The Economy: "Time to Break The Axis of Sleaze"

As with many summits, the London G20 jamboree produced mixed results. President Barack Obama and wife Michelle were a huge hit. Obama came as a zephyr of spring after the winter of George Bush, who was probably the most hated man on earth since World War II. Obama urged Europe and Asia to join the US in spending more billions to stimulate their battered economies. He even allowed that the US bore some of the responsibility for the current economic mess. But Europe looked askance at Obama’s spending plans to date, and with good reason.
The US government and Federal Reserve have already spent, guaranteed, or lent a staggering $12.8 trillion to jumpstart the US economy, an amount equal to 90% of total US economic output in 2008. To aid the financial industry, the Fed slashed interest rates to nothing, punishing middle class savers and retirees.
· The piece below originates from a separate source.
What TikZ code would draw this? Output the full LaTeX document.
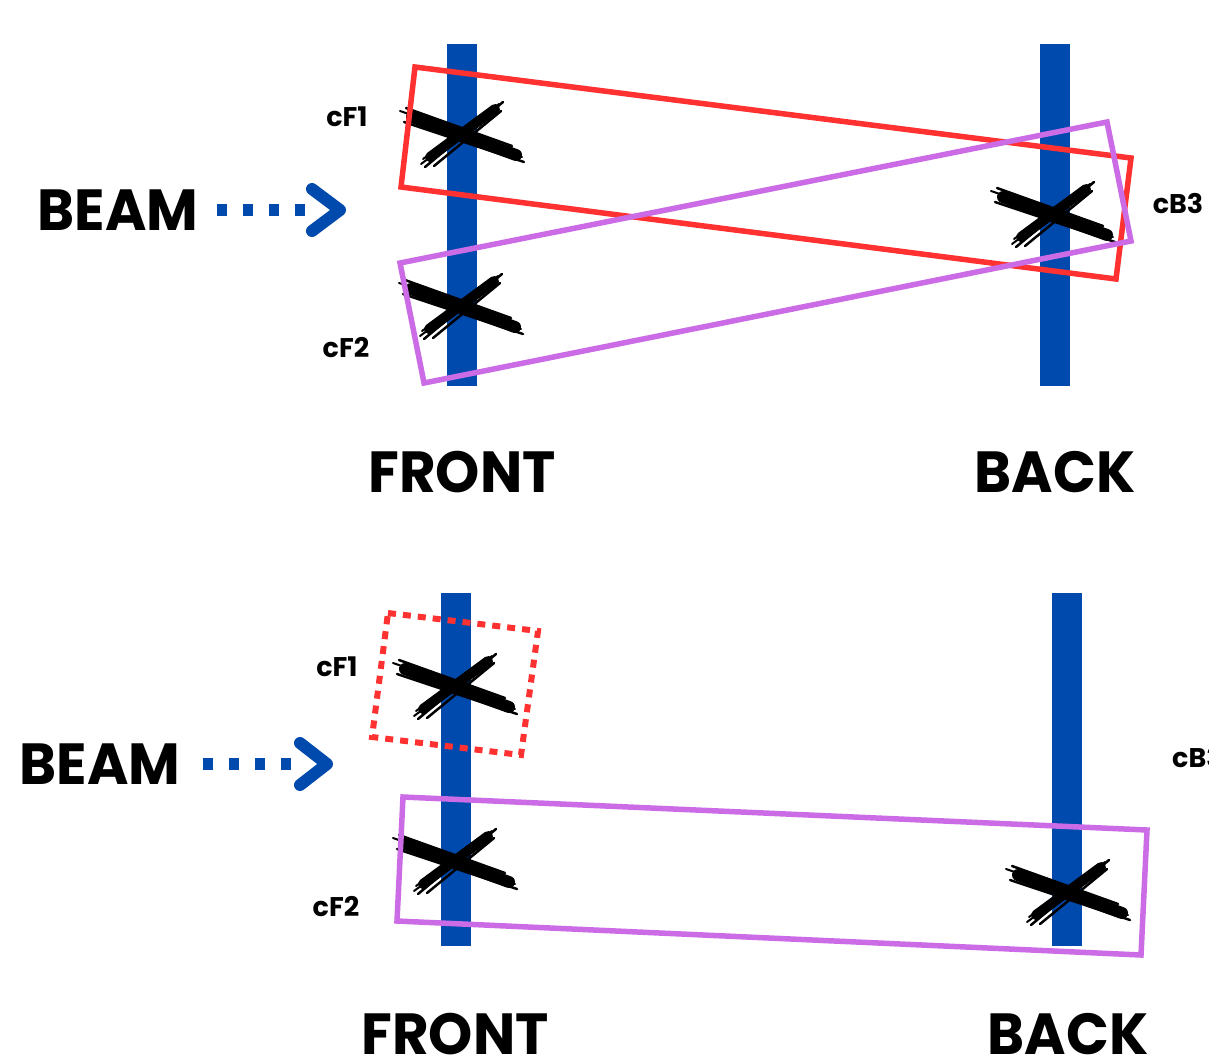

Unable to further lower rates, the US government is flooding the economy with billions of dollars created from thin air that will inevitably generate future asset bubbles, stoke inflation, and eventually drive down the US dollar. By contrast, Europe, Russia and Japan resisted more stimulus deficit spending, rightly fearing inflation. They have declining populations and cannot, like the US, saddle the next generation with monster deficits as the Obama team plans to do. Come to think of it, were not most of the people now running Obama’s financial `rescue’ the very same people who presided over Wall Street’s meltdown? Like the wonderful Claude Raines in `Casablanca,’ they are now `shocked, shocked’ that such chicanery went on in Wall Street under their noses.
France’s President Nicholas Sarkozy and Germany’s Chancellor Angela Merkel demanded more regulation of the international financial industry. Europe and Asia blame America’s and Britain’s financial gamblers and fraudsters for the Panic of 08. Reckless borrowing caused this world crisis; more massive debt hardly seems the correct remedy. However, the G20 summit finally compromised on a $ 1 trillion more spending for the International Monetary Fund and some more vague regulation.
Particularly interesting were comments by Britain’s PM Gordon Brown that a new world economic order is emerging from the London summit. Meaning: the days of total US economic hegemony are ending and a multi-lateral world economic order will replace it. Given that Britain is a virtual US protectorate, Brown’s words were startling. China also lost no time in rubbing salt into America’s bleeding financial wounds. But this financial crisis won’t be resolve until the rotten US financial sector is restored to health, transparency, and integrity. Many major US financial institutions are insolvent: their liabilities exceed assets. Neither the bankers nor the Obama administration will admit it, or take necessary action.
That’s because the US financial industry has grown far too powerful. Today, finance is America’s leading industry at about 24% of GDP. Manufacturing has shrunken to 12%. Wall Street’s `Masters of the Universe’ grew so rich they were able to buy or manipulate most politicians and government regulators. Investment banks like Bear Sterns, Lehman, and Goldman Sachs routinely borrowed $20-30 billion daily, and lent out US $35-50 per dollar of assets they owned (commercial banks generally were restricted to a 10:1 ratio). In what became known as the `carry trade,’ banks borrowed money at 1% and invested in billions worth of fraudulent subprime mortgages at 4%, netting 3%. Money was made from money, not productivity. Hedge fund managers paid only 15% income tax while ordinary workers paid full taxes. Investment became run amok gambling, as Wall Street used other people’s money to take death-defying risks and rake in billions.
When this house of cards finally collapsed, the money men used their clout to get both the Bush and Obama administrations to bail them out. At the heart of the financial web dominating America is the bank, Goldman Sachs. Ironically, many of its alumni have been managing Bush and Obama’s `rescue plan.’ In the outrageous, obscene AIG bailout, Goldman alone got US $12.9 billion from Washington, no-strings attached. Barack Obama, John McCain, Hillary Clinton and everyone important in Congress received embarrassingly large cash contributions from Wall Street. Now, the money lenders are trying to block meaningful financial reforms. If US banks don’t admit their true losses, and if the White House keeps propping them up, they will become like Japan’s bankrupt `zombi’ banks in the 1990’s: dead men walking.
The right answer is make financial institutions come clean and fire the fraudsters who ran them into the ground. Then temporarily nationalize these banks and insurers and break them up into smaller firms that are not too big to fail. The bankers, brokers, traders and credit rating agencies responsible for the greatest fraud in US history, the subprime and Alt-A mortgage scams, should join crook Bernie Madoff behind bars. The panic of 08 laid bare just how much Wall Street controlled and manipulated the US government. The axis of sleaze between Wall Street and Washington’s politicians has to be broken. But, so far, this is not happening."